- NASA hopes to have a lunar railway built by 2030s
- Railway would be part of wider plan to build a sustainable base there
- Rather than conventional trains and tracks, unpowered magnetic robots will levitate over a flexible track

Space agency NASA is planning to build a railway on the Moon as part of plans to develop a sustainable base on there.
In a blog on NASA’s website, Ethan Schaler from NASA’s Jet Propulsion Laboratory, explained the reasoning for it: “A durable, long-life robotic transport system will be critical to the daily operations of a sustainable lunar base in the 2030’s, as envisioned in NASA’s Moon to Mars plan.”
Ethan added that the railway would use FLOAT — Flexible Levitation on a Track — for the railway. He said that the FLOAT system works by employing “unpowered magnetic robots that levitate over a 3-layer flexible film track: a graphite layer enables robots to passively float over tracks using diamagnetic levitation, a flex-circuit layer generates electromagnetic thrust to controllably propel robots along tracks, and an optional thin-film solar panel layer generates power for the base when in sunlight.”

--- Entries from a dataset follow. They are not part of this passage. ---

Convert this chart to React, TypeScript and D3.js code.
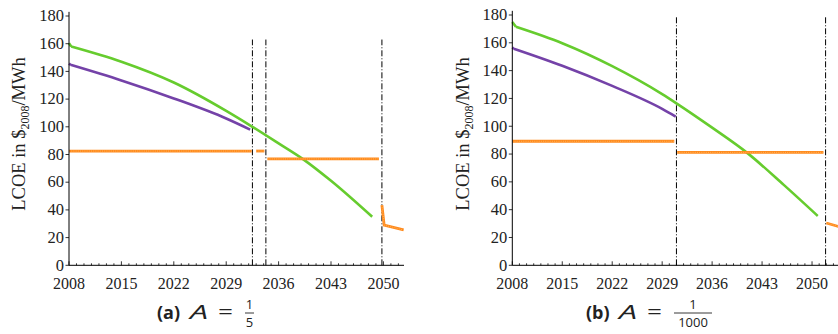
import * as d3 from "d3";

// x tick labels and y ticks, shared by both panels
const yearTicks = [2008, 2015, 2022, 2029, 2036, 2043, 2050];
const lcoeTicks = [0, 20, 40, 60, 80, 100, 120, 140, 160, 180];

// panel (a): A = 1/5  (first point = the little start-up step)
const greenYearsA = [2008, 2008.3, 2015, 2022, 2029, 2032.5, 2036, 2039.3, 2043, 2048.5];
const greenA = [160.3, 158, 147, 132, 111.5, 100, 88, 76.5, 61, 35];
const purpleYearsA = [2008, 2008.2, 2015, 2022, 2029, 2032.2];
const purpleA = [145.6, 144.8, 133.5, 120.5, 106, 98];
const orangeA = [
  [[2008, 82.5], [2032.4, 82.5]],
  [[2033.0, 82.5], [2034.1, 82.5]],
  [[2034.5, 76.8], [2049.4, 76.8]],
  [[2049.8, 43.5], [2050.1, 29], [2052.7, 25.5]],
];
const switchYearsA = [2032.5, 2034.3, 2049.8];

// panel (b): A = 1/1000
const greenYearsB = [2008, 2008.5, 2015, 2022, 2029, 2031, 2036, 2041, 2046, 2050.8];
const greenB = [175, 171.5, 159.7, 143.2, 123.1, 116.5, 99, 80.5, 58, 35.5];
const purpleYearsB = [2008, 2008.2, 2015, 2022, 2029, 2030.9];
const purpleB = [156.6, 155.8, 143.5, 129, 112.5, 107];
const orangeB = [
  [[2008, 89.2], [2030.7, 89.2]],
  [[2031.1, 81.2], [2051.6, 81.2]],
  [[2052.0, 30.4], [2054, 27.5]],
];
const switchYearsB = [2031.0, 2051.9];

const GREEN = "#66cc2e";
const PURPLE = "#7442a8";
const ORANGE = "#ff8a1c";
const serif = "'Liberation Serif', 'DejaVu Serif', serif";
const sans = "'Open Sans', 'DejaVu Sans', sans-serif";

function Panel(props: any) {
  const {left, xEnd, yearEnd, yTop, greenYears, green, purpleYears, purple, orange, switches, labelX} = props;
  const bottom = 265.3;

  const x = d3.scaleLinear().domain([2008, yearEnd]).range([left, xEnd]);
  const y = d3.scaleLinear().domain([0, 180]).range([bottom, yTop]);

  const straight = d3.line<[number, number]>().x(d => x(d[0])).y(d => y(d[1]));
  const smooth = d3.line<[number, number]>().x(d => x(d[0])).y(d => y(d[1])).curve(d3.curveMonotoneX);

  // short straight step at the start, then a smooth curve
  const mk = (years: number[], vals: number[]) => {
    const pts = years.map((yr, i) => [yr, vals[i]] as [number, number]);
    return (straight(pts.slice(0, 2)) || "") + (smooth(pts.slice(1)) || "");
  };

  const seg = d3.line<number[]>().x(d => x(d[0])).y(d => y(d[1]));

  const minorYears = d3.range(2008, Math.floor(yearEnd) + 1);

  return (
    <g>
      {/* switching times */}
      {switches.map((s: number) => (
        <line key={s} x1={x(s)} x2={x(s)} y1={y(0)} y2={y(props.switchTop)}
          stroke="#000" strokeWidth={1} strokeDasharray="6,2,1,2" />
      ))}

      <path d={mk(greenYears, green)} fill="none" stroke={GREEN} strokeWidth={2.6} strokeLinejoin="round" />
      <path d={mk(purpleYears, purple)} fill="none" stroke={PURPLE} strokeWidth={2.6} strokeLinejoin="round" />
      {orange.map((o: number[][], i: number) => (
        <g key={i}>
          <path d={seg(o) || ""} fill="none" stroke={ORANGE} strokeWidth={2.8} />
          <path d={seg(o) || ""} fill="none" stroke="#ffb35c" strokeWidth={1} strokeDasharray="1,1.2" />
        </g>
      ))}

      {/* axes */}
      <line x1={left} x2={xEnd} y1={bottom} y2={bottom} stroke="#000" strokeWidth={1} />
      <line x1={left} x2={left} y1={bottom} y2={y(183)} stroke="#000" strokeWidth={1} />
      {minorYears.map(yr => (
        <line key={yr} x1={x(yr)} x2={x(yr)} y1={bottom} y2={bottom - (yearTicks.includes(yr) ? 4 : 2)}
          stroke="#000" strokeWidth={0.8} />
      ))}
      {yearTicks.map(yr => (
        <text key={yr} x={x(yr)} y={288.5} textAnchor="middle" fontFamily={serif} fontSize={16} fill="#222">{yr}</text>
      ))}
      {lcoeTicks.map(v => (
        <g key={v}>
          <line x1={left - 3.5} x2={left} y1={y(v)} y2={y(v)} stroke="#000" strokeWidth={0.8} />
          <text x={left - 5} y={y(v)} dy="0.32em" textAnchor="end" fontFamily={serif} fontSize={16.5} fill="#222">{v}</text>
        </g>
      ))}

      {/* y label */}
      <text transform={`translate(${labelX},134) rotate(-90)`} textAnchor="middle" fontFamily={serif} fontSize={18.5} fill="#222">
        LCOE in $<tspan fontSize={12} dy={4}>2008</tspan><tspan dy={-4}>/MWh</tspan>
      </text>
    </g>
  );
}

function Caption(props: any) {
  const {x0, letter, num, den, fracW} = props;
  const fx = x0 + 88;
  return (
    <g fontFamily={sans} fill="#222">
      <text x={x0} y={319} fontSize={18} fontWeight="bold">({letter})</text>
      <text x={x0 + 33} y={319} fontSize={20} fontStyle="italic" textLength={18} lengthAdjust="spacingAndGlyphs">A</text>
      <text x={x0 + 61} y={319} fontSize={20} textLength={15} lengthAdjust="spacingAndGlyphs">=</text>
      <text x={fx + fracW / 2} y={309} fontSize={13} textAnchor="middle">{num}</text>
      <line x1={fx} x2={fx + fracW} y1={313} y2={313} stroke="#222" strokeWidth={0.9} />
      <text x={fx + fracW / 2} y={327} fontSize={13} textAnchor="middle">{den}</text>
    </g>
  );
}

export default function App() {
  return (
    <svg width={838} height={334} style={{position: "absolute", left: 0, top: 0, background: "#fff"}}>
      <Panel left={69} xEnd={404} yearEnd={2052.75} yTop={16} switchTop={163}
        greenYears={greenYearsA} green={greenA} purpleYears={purpleYearsA} purple={purpleA}
        orange={orangeA} switches={switchYearsA} labelX={25} />
      <Panel left={512.3} xEnd={847} yearEnd={2054.9} yTop={15} switchTop={179}
        greenYears={greenYearsB} green={greenB} purpleYears={purpleYearsB} purple={purpleB}
        orange={orangeB} switches={switchYearsB} labelX={469} />
      <Caption x0={157} letter="a" num="1" den="5" fracW={9} />
      <Caption x0={586} letter="b" num="1" den="1000" fracW={38} />
    </svg>
  );
}
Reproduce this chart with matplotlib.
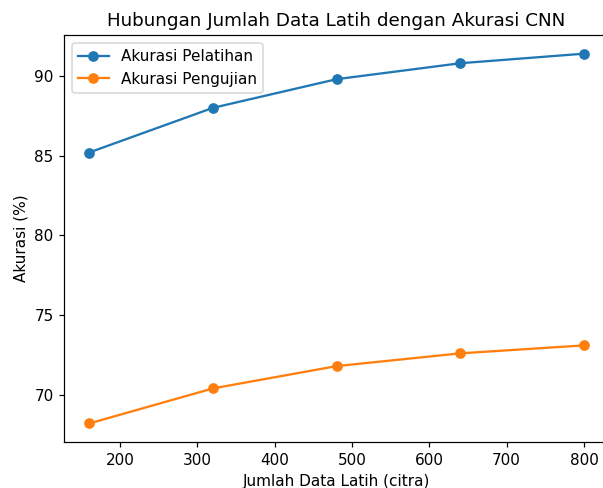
import matplotlib
matplotlib.use("Agg")
import matplotlib.pyplot as plt

jumlah_data = [160, 320, 480, 640, 800]
akurasi_pelatihan = [85.2, 88.0, 89.8, 90.8, 91.4]
akurasi_pengujian = [68.2, 70.4, 71.8, 72.6, 73.1]

# reference looks like a slightly enlarged render, cropped at the right edge
dpi = 110
fig = plt.figure(figsize=(603 / dpi, 488 / dpi), dpi=dpi)
ax = fig.add_axes([0.1068, 0.0943, 0.9027, 0.8336])

ax.plot(jumlah_data, akurasi_pelatihan, marker='o', label='Akurasi Pelatihan')
ax.plot(jumlah_data, akurasi_pengujian, marker='o', label='Akurasi Pengujian')

ax.set_title('Hubungan Jumlah Data Latih dengan Akurasi CNN')
ax.set_xlabel('Jumlah Data Latih (citra)')
ax.set_ylabel('Akurasi (%)')
ax.legend(loc='upper left')

fig.savefig('out.png', dpi=dpi)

In addition, FLOAT robots have no moving parts and levitate over the track, which minimizes lunar dust abrasion/wear, unlike lunar robots with wheels, legs or tracks.
Nasa say that FLOAT will operate autonomously in the dusty, inhospitable lunar environment with minimal site preparation, and its network of tracks can be rolled-up/reconfigured over time to match evolving lunar base mission requirements – which minimizes the impact of building them and saves time and money by not having to send up additional tracks as and when required.
This is part of a wider plan by NASA to return to the Moon. The agency hopes to have astronauts on the Moon possibly as soon as 2026 as part of its Artemis mission, with, as mentioned, a long-term aim to establish a permanent base there.